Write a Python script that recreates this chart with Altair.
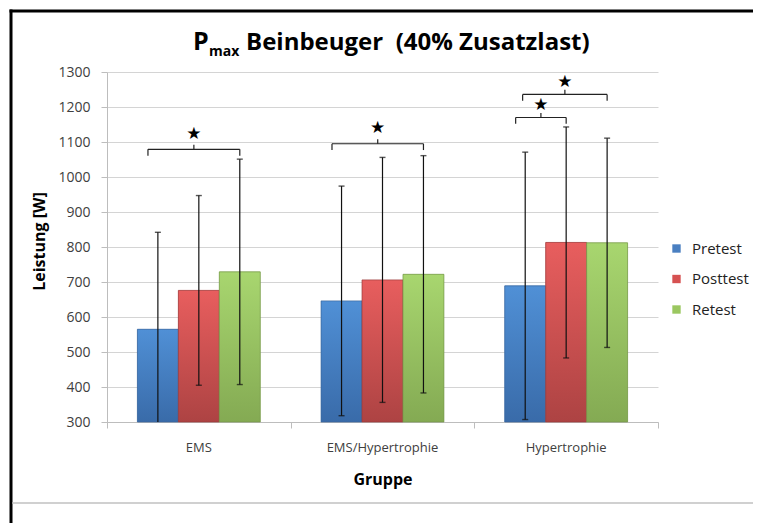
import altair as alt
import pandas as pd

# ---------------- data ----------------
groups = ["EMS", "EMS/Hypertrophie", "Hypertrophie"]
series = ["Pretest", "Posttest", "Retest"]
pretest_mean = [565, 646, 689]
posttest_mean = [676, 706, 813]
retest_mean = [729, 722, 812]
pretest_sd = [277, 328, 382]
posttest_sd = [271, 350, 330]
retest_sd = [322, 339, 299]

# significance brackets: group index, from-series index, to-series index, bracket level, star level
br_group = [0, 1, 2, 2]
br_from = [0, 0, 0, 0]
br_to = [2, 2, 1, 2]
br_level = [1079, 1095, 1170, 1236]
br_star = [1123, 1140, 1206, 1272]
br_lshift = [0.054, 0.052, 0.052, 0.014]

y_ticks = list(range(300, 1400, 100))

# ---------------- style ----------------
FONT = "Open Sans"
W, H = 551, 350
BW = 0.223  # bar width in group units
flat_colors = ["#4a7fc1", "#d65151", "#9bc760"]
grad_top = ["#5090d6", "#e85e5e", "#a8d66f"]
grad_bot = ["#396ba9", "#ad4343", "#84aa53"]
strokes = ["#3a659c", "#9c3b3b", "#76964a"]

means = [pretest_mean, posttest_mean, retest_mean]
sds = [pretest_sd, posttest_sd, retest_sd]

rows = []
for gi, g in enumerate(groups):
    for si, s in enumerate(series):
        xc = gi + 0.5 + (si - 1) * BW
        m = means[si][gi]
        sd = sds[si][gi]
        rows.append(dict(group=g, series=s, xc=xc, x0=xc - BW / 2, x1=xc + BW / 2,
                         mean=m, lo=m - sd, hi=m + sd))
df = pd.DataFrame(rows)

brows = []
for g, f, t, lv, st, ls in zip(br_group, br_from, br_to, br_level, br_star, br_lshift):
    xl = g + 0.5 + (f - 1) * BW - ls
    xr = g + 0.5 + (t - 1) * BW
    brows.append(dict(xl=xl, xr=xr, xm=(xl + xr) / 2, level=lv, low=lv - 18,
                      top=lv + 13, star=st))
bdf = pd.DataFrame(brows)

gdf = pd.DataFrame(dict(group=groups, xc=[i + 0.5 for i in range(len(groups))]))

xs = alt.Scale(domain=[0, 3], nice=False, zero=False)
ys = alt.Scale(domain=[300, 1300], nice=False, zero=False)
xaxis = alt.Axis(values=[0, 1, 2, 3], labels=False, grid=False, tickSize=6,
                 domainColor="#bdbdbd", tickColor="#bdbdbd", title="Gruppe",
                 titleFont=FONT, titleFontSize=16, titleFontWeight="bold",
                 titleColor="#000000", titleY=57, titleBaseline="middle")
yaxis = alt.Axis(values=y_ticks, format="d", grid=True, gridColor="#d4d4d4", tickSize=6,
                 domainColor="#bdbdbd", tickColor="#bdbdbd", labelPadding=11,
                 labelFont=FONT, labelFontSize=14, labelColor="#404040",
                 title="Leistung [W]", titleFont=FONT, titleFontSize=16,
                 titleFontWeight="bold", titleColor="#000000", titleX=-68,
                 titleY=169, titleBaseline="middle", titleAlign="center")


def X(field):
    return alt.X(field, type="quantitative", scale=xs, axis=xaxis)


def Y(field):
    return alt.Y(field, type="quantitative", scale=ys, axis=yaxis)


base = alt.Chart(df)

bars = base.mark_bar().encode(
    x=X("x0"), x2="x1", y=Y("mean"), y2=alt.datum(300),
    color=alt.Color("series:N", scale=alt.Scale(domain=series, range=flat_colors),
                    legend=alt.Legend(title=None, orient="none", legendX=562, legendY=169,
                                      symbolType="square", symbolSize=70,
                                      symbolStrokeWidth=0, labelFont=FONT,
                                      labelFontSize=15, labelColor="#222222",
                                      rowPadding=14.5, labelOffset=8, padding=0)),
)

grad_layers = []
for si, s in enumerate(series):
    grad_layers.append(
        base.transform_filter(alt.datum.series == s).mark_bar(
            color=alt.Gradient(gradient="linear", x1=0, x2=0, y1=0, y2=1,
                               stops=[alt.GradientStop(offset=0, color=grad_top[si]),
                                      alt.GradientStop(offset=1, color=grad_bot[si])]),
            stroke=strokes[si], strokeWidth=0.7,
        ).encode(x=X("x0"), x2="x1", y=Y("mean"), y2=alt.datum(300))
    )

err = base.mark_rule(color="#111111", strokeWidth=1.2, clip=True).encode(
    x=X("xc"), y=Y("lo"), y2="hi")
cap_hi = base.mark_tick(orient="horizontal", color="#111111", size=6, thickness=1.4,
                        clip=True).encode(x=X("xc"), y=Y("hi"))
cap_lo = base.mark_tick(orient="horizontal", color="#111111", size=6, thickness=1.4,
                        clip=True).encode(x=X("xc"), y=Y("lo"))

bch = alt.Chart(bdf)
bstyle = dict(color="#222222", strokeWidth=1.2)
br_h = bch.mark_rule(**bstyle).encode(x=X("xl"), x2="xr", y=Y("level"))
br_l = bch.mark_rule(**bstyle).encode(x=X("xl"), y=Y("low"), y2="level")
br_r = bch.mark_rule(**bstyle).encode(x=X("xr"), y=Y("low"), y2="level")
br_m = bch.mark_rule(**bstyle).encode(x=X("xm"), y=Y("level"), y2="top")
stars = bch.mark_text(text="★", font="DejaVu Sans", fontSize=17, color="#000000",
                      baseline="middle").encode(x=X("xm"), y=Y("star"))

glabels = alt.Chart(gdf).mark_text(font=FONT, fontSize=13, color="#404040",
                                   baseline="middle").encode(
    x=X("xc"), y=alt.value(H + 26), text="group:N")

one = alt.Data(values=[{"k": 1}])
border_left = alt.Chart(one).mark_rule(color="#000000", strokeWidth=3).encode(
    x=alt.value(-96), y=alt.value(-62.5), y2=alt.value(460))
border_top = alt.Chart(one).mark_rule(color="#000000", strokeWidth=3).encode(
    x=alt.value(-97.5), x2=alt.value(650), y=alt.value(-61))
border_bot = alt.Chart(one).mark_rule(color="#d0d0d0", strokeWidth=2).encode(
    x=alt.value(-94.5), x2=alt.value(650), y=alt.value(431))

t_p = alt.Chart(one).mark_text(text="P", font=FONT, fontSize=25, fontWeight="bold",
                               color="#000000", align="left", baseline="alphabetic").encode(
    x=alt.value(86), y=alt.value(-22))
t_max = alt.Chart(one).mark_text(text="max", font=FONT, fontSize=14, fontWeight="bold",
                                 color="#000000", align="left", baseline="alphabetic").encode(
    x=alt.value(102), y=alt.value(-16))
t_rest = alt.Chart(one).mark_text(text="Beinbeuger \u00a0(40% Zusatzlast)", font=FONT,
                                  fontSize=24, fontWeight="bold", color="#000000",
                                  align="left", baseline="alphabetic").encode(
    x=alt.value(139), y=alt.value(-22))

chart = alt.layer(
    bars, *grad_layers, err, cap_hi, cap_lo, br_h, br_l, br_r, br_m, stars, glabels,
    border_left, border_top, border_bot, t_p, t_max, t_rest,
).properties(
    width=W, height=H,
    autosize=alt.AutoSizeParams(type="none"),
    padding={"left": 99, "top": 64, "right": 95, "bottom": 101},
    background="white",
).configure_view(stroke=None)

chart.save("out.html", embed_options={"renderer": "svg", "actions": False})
========================
▸ **Task description**:
Repeat, exactly and in full, each line from the start of the data to the line that contains "import pandas as pd". Pictures do not go in.

▸ **Written response**:
Write a Python script that recreates this chart with Altair.
import altair as alt
import pandas as pd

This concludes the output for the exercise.